A l'instar de cette femme qui voudrait espérer, qui rêve la vie de son fils (dans une magnifique scène floue où l'on croit que Dolan se trompe avant qu'il nous démontre que c'est nous qui sommes trompés), le film laisse entrevoir ce que c'est que de ne rien s'interdire dans la réalisation d'un film, jusqu'au bout. Tout à coup, on quitte le fil de l'histoire bouillonnante de Steve pour lui dresser un avenir alors qu'on ne sait même pas ce qu'il fera l'instant d'après. Sa mère il veut tout autant la tuer que l'embrasser, tout comme sa voisine qui lui apporte une chaleur humaine incontestable. L'espoir, la lumière, Xavier Dolan les distille sans arrêt, en alternant l'hystérie et la douceur, en regardant ses personnages s’entre-déchirer et s'aimer au possible, en décalant leurs réactions, complètement extrêmes.
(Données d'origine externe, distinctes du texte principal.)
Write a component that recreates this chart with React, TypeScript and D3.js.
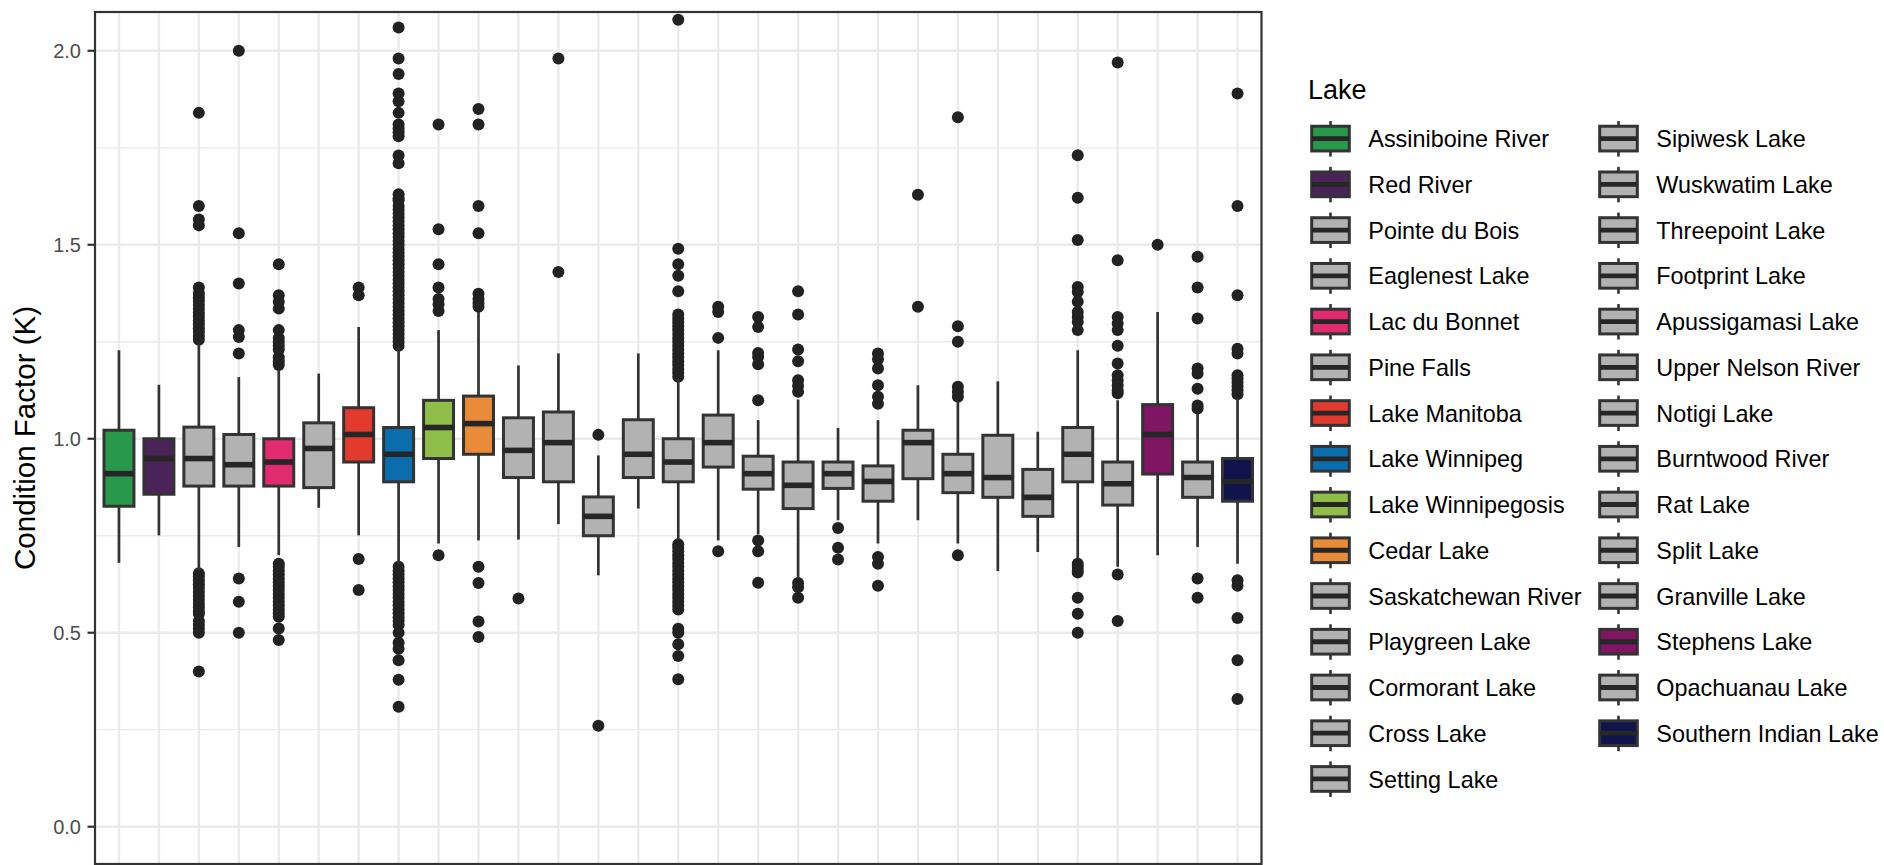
import React from "react";
import * as d3 from "d3";

const lakes = [
  "Assiniboine River", "Red River", "Pointe du Bois", "Eaglenest Lake", "Lac du Bonnet",
  "Pine Falls", "Lake Manitoba", "Lake Winnipeg", "Lake Winnipegosis", "Cedar Lake",
  "Saskatchewan River", "Playgreen Lake", "Cormorant Lake", "Cross Lake", "Setting Lake",
  "Sipiwesk Lake", "Wuskwatim Lake", "Threepoint Lake", "Footprint Lake", "Apussigamasi Lake",
  "Upper Nelson River", "Notigi Lake", "Burntwood River", "Rat Lake", "Split Lake",
  "Granville Lake", "Stephens Lake", "Opachuanau Lake", "Southern Indian Lake",
];

const fills = [
  "#28984A", "#4A2458", "#B2B2B2", "#B2B2B2", "#E12A6F",
  "#B2B2B2", "#E23B2E", "#0A6DAE", "#8FBF48", "#E98B37",
  "#B2B2B2", "#B2B2B2", "#B2B2B2", "#B2B2B2", "#B2B2B2",
  "#B2B2B2", "#B2B2B2", "#B2B2B2", "#B2B2B2", "#B2B2B2",
  "#B2B2B2", "#B2B2B2", "#B2B2B2", "#B2B2B2", "#B2B2B2",
  "#B2B2B2", "#801563", "#B2B2B2", "#11134B",
];

const whiskerLow = [
  0.68, 0.751, 0.661, 0.721, 0.70, 0.822, 0.751, 0.679, 0.73, 0.738,
  0.74, 0.78, 0.648, 0.82, 0.74, 0.738, 0.754, 0.64, 0.79, 0.73,
  0.79, 0.73, 0.659, 0.708, 0.689, 0.67, 0.70, 0.721, 0.678,
];
const q1 = [
  0.826, 0.857, 0.878, 0.878, 0.878, 0.874, 0.94, 0.889, 0.949, 0.96,
  0.90, 0.889, 0.75, 0.90, 0.889, 0.927, 0.87, 0.82, 0.872, 0.839,
  0.897, 0.861, 0.849, 0.80, 0.889, 0.829, 0.909, 0.849, 0.839,
];
const medians = [
  0.91, 0.949, 0.949, 0.933, 0.94, 0.975, 1.011, 0.96, 1.029, 1.039,
  0.97, 0.99, 0.80, 0.96, 0.94, 0.99, 0.91, 0.88, 0.91, 0.89,
  0.99, 0.91, 0.90, 0.849, 0.96, 0.884, 1.011, 0.90, 0.89,
];
const q3 = [
  1.022, 1.0, 1.03, 1.011, 1.0, 1.041, 1.08, 1.029, 1.099, 1.11,
  1.054, 1.069, 0.85, 1.049, 1.0, 1.061, 0.955, 0.94, 0.94, 0.93,
  1.022, 0.96, 1.009, 0.921, 1.029, 0.94, 1.088, 0.94, 0.949,
];
const whiskerHigh = [
  1.228, 1.139, 1.246, 1.159, 1.177, 1.168, 1.288, 1.237, 1.28, 1.327,
  1.189, 1.22, 0.957, 1.22, 1.155, 1.228, 1.048, 1.101, 1.028, 1.048,
  1.138, 1.095, 1.148, 1.018, 1.228, 1.099, 1.327, 1.065, 1.104,
];

const outliers: number[][] = [
  [],
  [],
  [1.84, 1.60, 1.565, 1.55, 1.39, 1.375, 1.365, 1.355, 1.345, 1.335, 1.325, 1.315, 1.305, 1.295, 1.285, 1.275, 1.265, 1.255,
    0.653, 0.645, 0.635, 0.625, 0.615, 0.605, 0.595, 0.585, 0.575, 0.565, 0.555, 0.548, 0.53, 0.52, 0.51, 0.50, 0.40],
  [2.00, 1.53, 1.40, 1.28, 1.262, 1.22, 0.64, 0.58, 0.50],
  [1.45, 1.37, 1.353, 1.336, 1.28, 1.26, 1.25, 1.24, 1.23, 1.21, 1.20, 1.19,
    0.678, 0.67, 0.66, 0.65, 0.64, 0.63, 0.62, 0.61, 0.60, 0.59, 0.58, 0.57, 0.56, 0.55, 0.541, 0.511, 0.481],
  [],
  [1.39, 1.37, 0.69, 0.61],
  [2.06, 1.98, 1.94, 1.89, 1.87, 1.84, 1.81, 1.80, 1.79, 1.78, 1.73, 1.71, 1.63, 1.62, 1.615,
    1.60, 1.59, 1.58, 1.57, 1.56, 1.55, 1.54, 1.53, 1.52, 1.51, 1.50, 1.49, 1.48, 1.47, 1.46, 1.45, 1.44, 1.43,
    1.42, 1.41, 1.40, 1.39, 1.38, 1.37, 1.36, 1.35, 1.34, 1.33, 1.32, 1.31, 1.30, 1.29, 1.28, 1.27, 1.26, 1.25, 1.24,
    0.67, 0.66, 0.65, 0.64, 0.63, 0.62, 0.61, 0.60, 0.59, 0.58, 0.57, 0.56, 0.55, 0.54, 0.53, 0.52, 0.50,
    0.474, 0.459, 0.429, 0.379, 0.309],
  [1.81, 1.54, 1.45, 1.39, 1.36, 1.347, 1.329, 0.70],
  [1.85, 1.81, 1.60, 1.53, 1.374, 1.36, 1.35, 1.34, 0.67, 0.628, 0.529, 0.489],
  [0.588],
  [1.98, 1.43],
  [1.01, 0.26],
  [],
  [2.08, 1.49, 1.45, 1.42, 1.38, 1.32, 1.31, 1.30, 1.29, 1.28, 1.27, 1.26, 1.25, 1.24, 1.23, 1.22, 1.21, 1.20, 1.19, 1.18, 1.17, 1.16,
    0.728, 0.72, 0.71, 0.70, 0.69, 0.68, 0.67, 0.66, 0.65, 0.64, 0.63, 0.62, 0.61, 0.60, 0.59, 0.58, 0.57, 0.56,
    0.51, 0.50, 0.47, 0.44, 0.38],
  [1.34, 1.327, 1.26, 0.71],
  [1.314, 1.288, 1.221, 1.211, 1.192, 1.099, 0.738, 0.71, 0.629],
  [1.38, 1.32, 1.23, 1.20, 1.151, 1.136, 1.121, 0.628, 0.617, 0.59],
  [0.77, 0.719, 0.689],
  [1.22, 1.205, 1.181, 1.138, 1.108, 1.09, 0.695, 0.678, 0.621],
  [1.629, 1.34],
  [1.829, 1.29, 1.25, 1.134, 1.121, 1.108, 0.70],
  [],
  [],
  [1.731, 1.621, 1.512, 1.391, 1.378, 1.353, 1.327, 1.314, 1.301, 1.28, 0.678, 0.67, 0.662, 0.655, 0.59, 0.549, 0.50],
  [1.97, 1.46, 1.314, 1.297, 1.28, 1.24, 1.194, 1.164, 1.15, 1.138, 1.125, 1.117, 0.65, 0.53],
  [1.50],
  [1.469, 1.39, 1.31, 1.181, 1.168, 1.129, 1.086, 1.078, 0.64, 0.59],
  [1.89, 1.60, 1.37, 1.232, 1.22, 1.164, 1.155, 1.145, 1.135, 1.125, 1.115, 0.635, 0.621, 0.538, 0.429, 0.329],
];

const majorTicks = [0, 0.5, 1.0, 1.5, 2.0];
const minorTicks = [0.25, 0.75, 1.25, 1.75];
const tickLabels = ["0.0", "0.5", "1.0", "1.5", "2.0"];

const yTitle = "Condition Factor (K)";
const legendTitle = "Lake";

const W = 1884;
const H = 865;
const FONT = "'Liberation Sans', Arial, Helvetica, sans-serif";
const LINE = "#333333";

export default function App() {
  const panel = { left: 95, right: 1261.5, top: 12, bottom: 864 };
  const y = d3.scaleLinear().domain([-0.1, 2.1]).range([865.5, 12]);
  const x = d3.scalePoint<string>().domain(lakes).range([panel.left, panel.right]).padding(0.6);
  const bw = x.step() * 0.75;

  const rows = Math.ceil(lakes.length / 2);
  const legX0 = 1311.7;
  const colGap = 288;
  const rowY0 = 138.6;
  const rowStep = 45.74;
  const keyW = 37.6;
  const keyH = 24.7;

  return (
    <svg width={W} height={H} style={{ position: "absolute", left: 0, top: 0, display: "block" }} fontFamily={FONT}>
      <rect x={0} y={0} width={W} height={H} fill="#ffffff" />
      <defs>
        <clipPath id="panelClip">
          <rect x={panel.left} y={panel.top} width={panel.right - panel.left} height={panel.bottom - panel.top} />
        </clipPath>
      </defs>
      <g clipPath="url(#panelClip)">
        {minorTicks.map((v) => (
          <line key={"mn" + v} x1={panel.left} x2={panel.right} y1={y(v)} y2={y(v)} stroke="#EBEBEB" strokeWidth={1.3} />
        ))}
        {majorTicks.map((v) => (
          <line key={"mj" + v} x1={panel.left} x2={panel.right} y1={y(v)} y2={y(v)} stroke="#EBEBEB" strokeWidth={2.4} />
        ))}
        {lakes.map((l) => (
          <line key={"vg" + l} x1={x(l)} x2={x(l)} y1={panel.top} y2={panel.bottom} stroke="#EBEBEB" strokeWidth={2.4} />
        ))}
        {lakes.map((l, i) => {
          const cx = x(l) as number;
          return (
            <g key={"box" + l}>
              {outliers[i].map((v, j) => (
                <circle key={j} cx={cx} cy={y(v)} r={6} fill="#222222" />
              ))}
              <line x1={cx} x2={cx} y1={y(whiskerHigh[i])} y2={y(q3[i])} stroke={LINE} strokeWidth={2.7} />
              <line x1={cx} x2={cx} y1={y(q1[i])} y2={y(whiskerLow[i])} stroke={LINE} strokeWidth={2.7} />
              <rect x={cx - bw / 2} y={y(q3[i])} width={bw} height={y(q1[i]) - y(q3[i])} fill={fills[i]} stroke={LINE} strokeWidth={3} />
              <line x1={cx - bw / 2} x2={cx + bw / 2} y1={y(medians[i])} y2={y(medians[i])} stroke="#262626" strokeWidth={5.6} />
            </g>
          );
        })}
      </g>
      <rect x={panel.left} y={panel.top} width={panel.right - panel.left} height={panel.bottom - panel.top} fill="none" stroke={LINE} strokeWidth={2.2} />
      {majorTicks.map((v, i) => (
        <g key={"yt" + v}>
          <line x1={panel.left - 7.5} x2={panel.left} y1={y(v)} y2={y(v)} stroke={LINE} strokeWidth={2.2} />
          <text x={panel.left - 14} y={y(v)} dy="0.36em" textAnchor="end" fontSize={20} fill="#4D4D4D">
            {tickLabels[i]}
          </text>
        </g>
      ))}
      <text transform={`translate(24,${(panel.top + panel.bottom) / 2}) rotate(-90)`} textAnchor="middle" dy="0.36em" fontSize={29.5} fill="#000">
        {yTitle}
      </text>
      <text x={1308} y={99.3} fontSize={27} fill="#000">{legendTitle}</text>
      {lakes.map((l, i) => {
        const col = Math.floor(i / rows);
        const row = i % rows;
        const kx = legX0 + col * colGap;
        const cy = rowY0 + row * rowStep;
        const kcx = kx + keyW / 2;
        return (
          <g key={"lg" + l}>
            <line x1={kcx} x2={kcx} y1={cy - 17.5} y2={cy + 18} stroke={LINE} strokeWidth={2.6} />
            <rect x={kx} y={cy - keyH / 2} width={keyW} height={keyH} fill={fills[i]} stroke={LINE} strokeWidth={3} />
            <line x1={kx} x2={kx + keyW} y1={cy} y2={cy} stroke="#262626" strokeWidth={4.8} />
            <text x={kx + 56.6} y={cy + 8.6} fontSize={23.4} fill="#000">{l}</text>
          </g>
        );
      })}
    </svg>
  );
}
A l'image de DIE au moment des adieux d'avec Kyla. Ainsi, alors qu'il nous bouleverse en interprétant "Vivo per lei" de sa voix frêle, avec son visage d'ange, Steve nous glace l'instant d'après en détruisant à nouveau un champ de ruines. Mention spéciale à tous les acteurs d'Antoine Olivier Pilon, petit nouveau de la team, à Anne Dorval en passant par la superbe Suzanne Clément. Ils sont devenus les figures du cinéma de Dolan : des êtres à part, entiers, destructeurs et profondément bouleversants. C'est un cinéma dévastateur qui n'a pas fini de nous diviser, de nous faire vibrer.